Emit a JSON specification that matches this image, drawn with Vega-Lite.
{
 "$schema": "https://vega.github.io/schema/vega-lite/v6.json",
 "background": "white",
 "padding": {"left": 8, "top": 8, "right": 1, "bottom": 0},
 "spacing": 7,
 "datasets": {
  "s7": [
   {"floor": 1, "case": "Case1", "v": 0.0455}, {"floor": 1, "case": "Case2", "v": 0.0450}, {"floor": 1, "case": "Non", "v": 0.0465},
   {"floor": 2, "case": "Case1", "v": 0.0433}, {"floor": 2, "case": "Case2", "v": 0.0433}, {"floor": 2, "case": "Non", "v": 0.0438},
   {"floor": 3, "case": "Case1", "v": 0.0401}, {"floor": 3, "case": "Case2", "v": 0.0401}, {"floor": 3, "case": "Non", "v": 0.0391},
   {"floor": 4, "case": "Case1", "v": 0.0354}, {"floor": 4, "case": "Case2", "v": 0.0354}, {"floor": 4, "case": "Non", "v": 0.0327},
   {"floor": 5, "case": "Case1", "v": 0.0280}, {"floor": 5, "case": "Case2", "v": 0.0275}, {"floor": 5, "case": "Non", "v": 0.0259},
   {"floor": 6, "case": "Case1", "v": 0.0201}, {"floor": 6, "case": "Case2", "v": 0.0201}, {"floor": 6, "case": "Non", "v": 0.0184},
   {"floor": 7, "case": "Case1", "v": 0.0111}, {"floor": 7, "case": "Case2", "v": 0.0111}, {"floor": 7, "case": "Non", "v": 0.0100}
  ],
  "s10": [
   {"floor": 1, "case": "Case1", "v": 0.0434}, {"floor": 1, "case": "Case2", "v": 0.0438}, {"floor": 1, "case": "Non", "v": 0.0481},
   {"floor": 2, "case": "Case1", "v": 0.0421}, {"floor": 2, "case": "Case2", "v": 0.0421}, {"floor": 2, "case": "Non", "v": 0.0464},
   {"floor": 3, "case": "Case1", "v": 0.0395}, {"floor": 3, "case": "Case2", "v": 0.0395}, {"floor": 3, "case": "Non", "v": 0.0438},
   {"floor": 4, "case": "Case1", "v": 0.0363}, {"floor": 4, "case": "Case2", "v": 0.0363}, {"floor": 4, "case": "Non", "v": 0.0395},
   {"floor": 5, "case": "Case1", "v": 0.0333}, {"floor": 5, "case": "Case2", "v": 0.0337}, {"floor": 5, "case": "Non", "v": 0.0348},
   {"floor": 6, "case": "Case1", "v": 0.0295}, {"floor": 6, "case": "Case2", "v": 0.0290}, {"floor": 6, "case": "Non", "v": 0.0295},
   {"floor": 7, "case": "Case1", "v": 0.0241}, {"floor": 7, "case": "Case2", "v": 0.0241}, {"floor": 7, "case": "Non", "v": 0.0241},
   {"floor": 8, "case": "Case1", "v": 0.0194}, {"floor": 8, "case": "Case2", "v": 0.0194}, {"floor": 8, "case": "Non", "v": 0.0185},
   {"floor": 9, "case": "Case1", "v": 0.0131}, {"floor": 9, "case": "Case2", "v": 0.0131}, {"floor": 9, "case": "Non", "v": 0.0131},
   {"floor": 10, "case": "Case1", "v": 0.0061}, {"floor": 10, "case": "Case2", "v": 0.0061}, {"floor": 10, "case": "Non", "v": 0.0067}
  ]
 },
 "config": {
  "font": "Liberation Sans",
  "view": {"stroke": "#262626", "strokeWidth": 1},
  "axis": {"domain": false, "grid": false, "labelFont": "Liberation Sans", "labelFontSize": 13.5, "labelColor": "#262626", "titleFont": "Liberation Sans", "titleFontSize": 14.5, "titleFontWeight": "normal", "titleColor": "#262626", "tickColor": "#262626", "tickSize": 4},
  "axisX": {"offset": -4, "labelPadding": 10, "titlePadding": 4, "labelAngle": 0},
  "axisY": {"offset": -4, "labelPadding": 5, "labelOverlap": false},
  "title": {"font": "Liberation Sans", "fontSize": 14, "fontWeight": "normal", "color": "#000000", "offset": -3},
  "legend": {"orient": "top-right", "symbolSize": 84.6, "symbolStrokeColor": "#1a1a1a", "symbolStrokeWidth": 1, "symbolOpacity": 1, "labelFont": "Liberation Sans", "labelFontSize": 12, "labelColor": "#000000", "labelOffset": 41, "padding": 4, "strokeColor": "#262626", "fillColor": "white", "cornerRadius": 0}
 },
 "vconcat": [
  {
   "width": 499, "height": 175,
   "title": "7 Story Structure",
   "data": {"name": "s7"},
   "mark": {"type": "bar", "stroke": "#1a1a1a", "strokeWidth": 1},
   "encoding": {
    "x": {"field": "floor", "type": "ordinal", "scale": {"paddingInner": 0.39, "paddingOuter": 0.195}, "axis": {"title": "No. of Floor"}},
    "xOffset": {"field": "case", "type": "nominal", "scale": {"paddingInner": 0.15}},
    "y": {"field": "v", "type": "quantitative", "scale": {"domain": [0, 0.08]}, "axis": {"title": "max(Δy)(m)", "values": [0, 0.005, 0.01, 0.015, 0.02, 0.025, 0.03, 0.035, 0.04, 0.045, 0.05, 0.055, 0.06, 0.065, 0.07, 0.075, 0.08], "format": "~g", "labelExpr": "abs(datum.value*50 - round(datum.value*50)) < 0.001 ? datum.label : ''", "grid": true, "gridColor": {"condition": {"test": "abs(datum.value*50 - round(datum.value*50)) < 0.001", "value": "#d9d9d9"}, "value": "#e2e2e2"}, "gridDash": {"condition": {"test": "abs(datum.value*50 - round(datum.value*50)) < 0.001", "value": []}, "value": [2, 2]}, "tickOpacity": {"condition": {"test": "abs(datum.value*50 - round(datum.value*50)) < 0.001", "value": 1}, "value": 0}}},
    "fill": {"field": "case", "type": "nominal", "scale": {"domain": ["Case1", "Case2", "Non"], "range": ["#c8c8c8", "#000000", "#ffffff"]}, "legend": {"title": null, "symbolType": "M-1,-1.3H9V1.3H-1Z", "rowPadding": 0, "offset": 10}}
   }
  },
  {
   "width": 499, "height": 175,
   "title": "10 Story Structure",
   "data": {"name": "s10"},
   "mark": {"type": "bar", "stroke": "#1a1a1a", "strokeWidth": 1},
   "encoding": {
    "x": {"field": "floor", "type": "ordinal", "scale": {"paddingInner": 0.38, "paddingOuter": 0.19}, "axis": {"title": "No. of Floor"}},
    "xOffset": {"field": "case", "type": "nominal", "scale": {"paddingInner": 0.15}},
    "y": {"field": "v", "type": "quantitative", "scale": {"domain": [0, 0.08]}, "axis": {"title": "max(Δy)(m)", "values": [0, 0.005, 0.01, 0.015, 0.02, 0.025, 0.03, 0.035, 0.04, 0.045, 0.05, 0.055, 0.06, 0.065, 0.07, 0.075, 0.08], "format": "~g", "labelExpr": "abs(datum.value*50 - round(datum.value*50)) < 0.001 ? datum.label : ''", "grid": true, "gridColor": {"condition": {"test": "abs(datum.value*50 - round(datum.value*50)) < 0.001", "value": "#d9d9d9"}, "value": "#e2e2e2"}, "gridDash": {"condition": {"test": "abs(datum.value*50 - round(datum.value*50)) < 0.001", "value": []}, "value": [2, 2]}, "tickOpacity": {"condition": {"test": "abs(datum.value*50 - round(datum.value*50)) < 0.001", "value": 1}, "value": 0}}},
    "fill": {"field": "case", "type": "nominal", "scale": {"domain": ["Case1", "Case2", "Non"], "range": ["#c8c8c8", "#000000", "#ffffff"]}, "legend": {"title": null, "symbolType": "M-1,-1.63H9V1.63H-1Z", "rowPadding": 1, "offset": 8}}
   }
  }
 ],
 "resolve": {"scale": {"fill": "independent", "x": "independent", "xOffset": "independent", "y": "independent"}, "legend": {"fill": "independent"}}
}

┄┄┄┄┄┄┄┄┄┄┄┄┄┄┄┄┄┄┄┄

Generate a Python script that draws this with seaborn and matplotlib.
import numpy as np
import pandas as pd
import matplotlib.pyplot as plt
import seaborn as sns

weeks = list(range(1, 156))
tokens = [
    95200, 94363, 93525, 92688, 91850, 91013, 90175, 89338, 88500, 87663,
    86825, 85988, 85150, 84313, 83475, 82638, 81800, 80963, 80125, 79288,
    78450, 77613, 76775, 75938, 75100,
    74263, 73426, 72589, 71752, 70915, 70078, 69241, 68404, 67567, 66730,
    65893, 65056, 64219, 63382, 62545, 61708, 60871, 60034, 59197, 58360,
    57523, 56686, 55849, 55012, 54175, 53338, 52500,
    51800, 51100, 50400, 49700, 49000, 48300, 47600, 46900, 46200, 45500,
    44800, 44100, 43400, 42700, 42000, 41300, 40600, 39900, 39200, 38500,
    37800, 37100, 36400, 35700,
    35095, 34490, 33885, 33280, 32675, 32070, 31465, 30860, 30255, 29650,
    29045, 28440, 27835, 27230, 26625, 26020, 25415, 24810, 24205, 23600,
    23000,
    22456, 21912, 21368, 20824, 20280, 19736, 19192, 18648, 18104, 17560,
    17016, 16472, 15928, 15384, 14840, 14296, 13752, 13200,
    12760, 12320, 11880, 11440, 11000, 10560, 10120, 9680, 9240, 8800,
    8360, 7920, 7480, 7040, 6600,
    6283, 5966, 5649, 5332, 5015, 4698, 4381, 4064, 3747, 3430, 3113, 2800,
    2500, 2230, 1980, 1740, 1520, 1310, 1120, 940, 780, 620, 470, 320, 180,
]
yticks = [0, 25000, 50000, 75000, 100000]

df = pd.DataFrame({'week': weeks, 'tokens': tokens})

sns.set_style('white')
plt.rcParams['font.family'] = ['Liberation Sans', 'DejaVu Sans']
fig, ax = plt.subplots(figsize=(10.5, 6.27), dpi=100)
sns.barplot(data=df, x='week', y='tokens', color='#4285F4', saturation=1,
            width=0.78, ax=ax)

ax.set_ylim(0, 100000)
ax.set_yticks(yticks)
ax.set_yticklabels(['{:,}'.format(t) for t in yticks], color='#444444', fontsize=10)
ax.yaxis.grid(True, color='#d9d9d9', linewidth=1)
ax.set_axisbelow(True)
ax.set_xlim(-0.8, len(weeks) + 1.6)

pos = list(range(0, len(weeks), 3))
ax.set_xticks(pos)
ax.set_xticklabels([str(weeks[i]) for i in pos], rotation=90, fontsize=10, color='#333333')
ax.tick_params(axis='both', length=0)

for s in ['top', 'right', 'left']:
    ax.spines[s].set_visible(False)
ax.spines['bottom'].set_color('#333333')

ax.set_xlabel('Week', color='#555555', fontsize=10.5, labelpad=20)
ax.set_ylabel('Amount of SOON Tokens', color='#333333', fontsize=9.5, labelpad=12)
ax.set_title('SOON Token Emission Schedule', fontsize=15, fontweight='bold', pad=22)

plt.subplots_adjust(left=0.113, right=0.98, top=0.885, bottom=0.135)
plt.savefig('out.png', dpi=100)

┄┄┄┄┄┄┄┄┄┄┄┄┄┄┄┄┄┄┄┄

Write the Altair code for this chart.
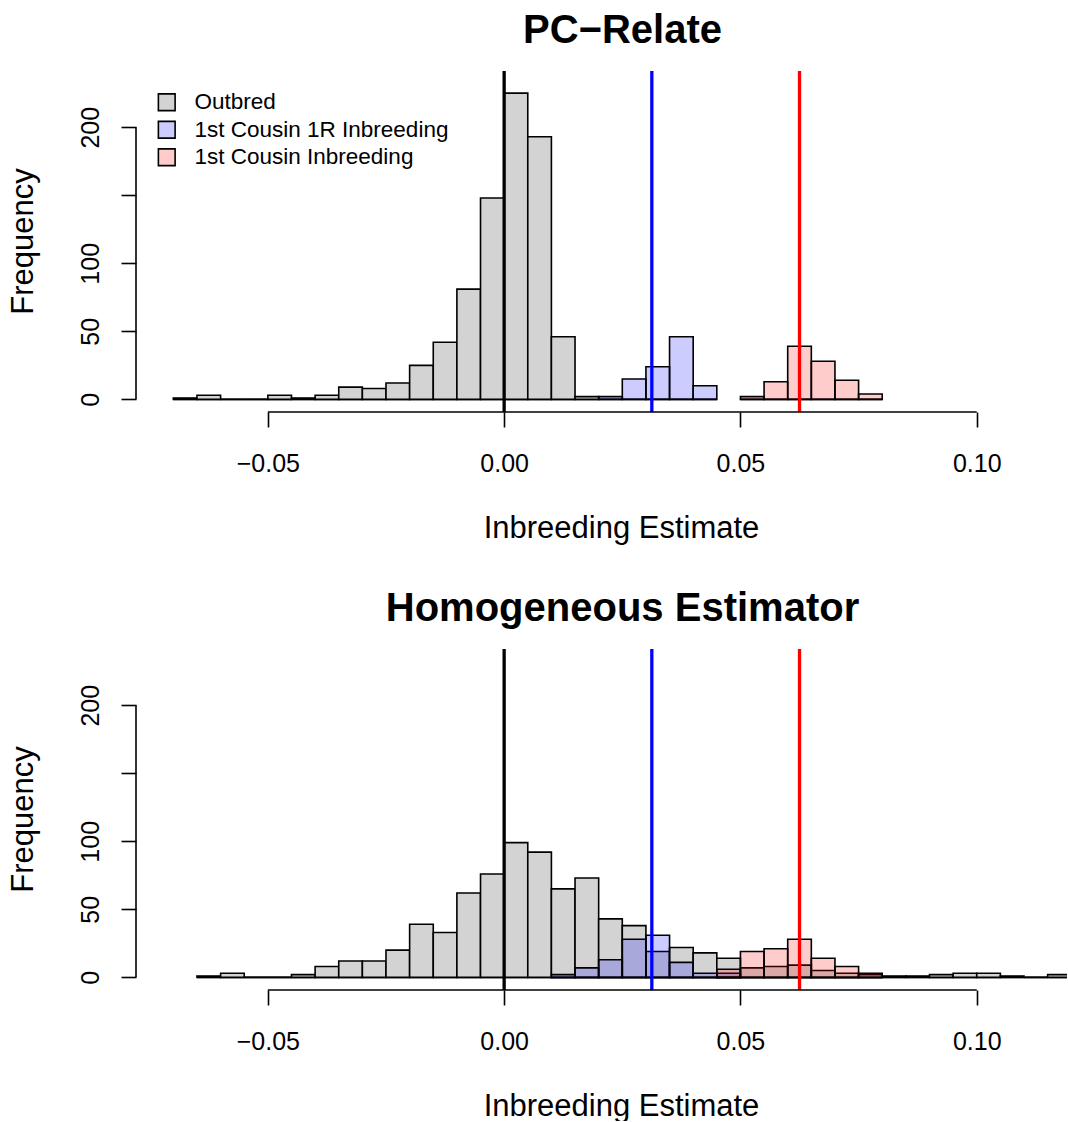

┄┄┄┄┄┄┄┄┄┄┄┄┄┄┄┄┄┄┄┄

Prompt. Copy every line of the records above that holds the word "with".

Answer to this problem.
Emit a JSON specification that matches this image, drawn with Vega-Lite.
Generate a Python script that draws this with seaborn and matplotlib.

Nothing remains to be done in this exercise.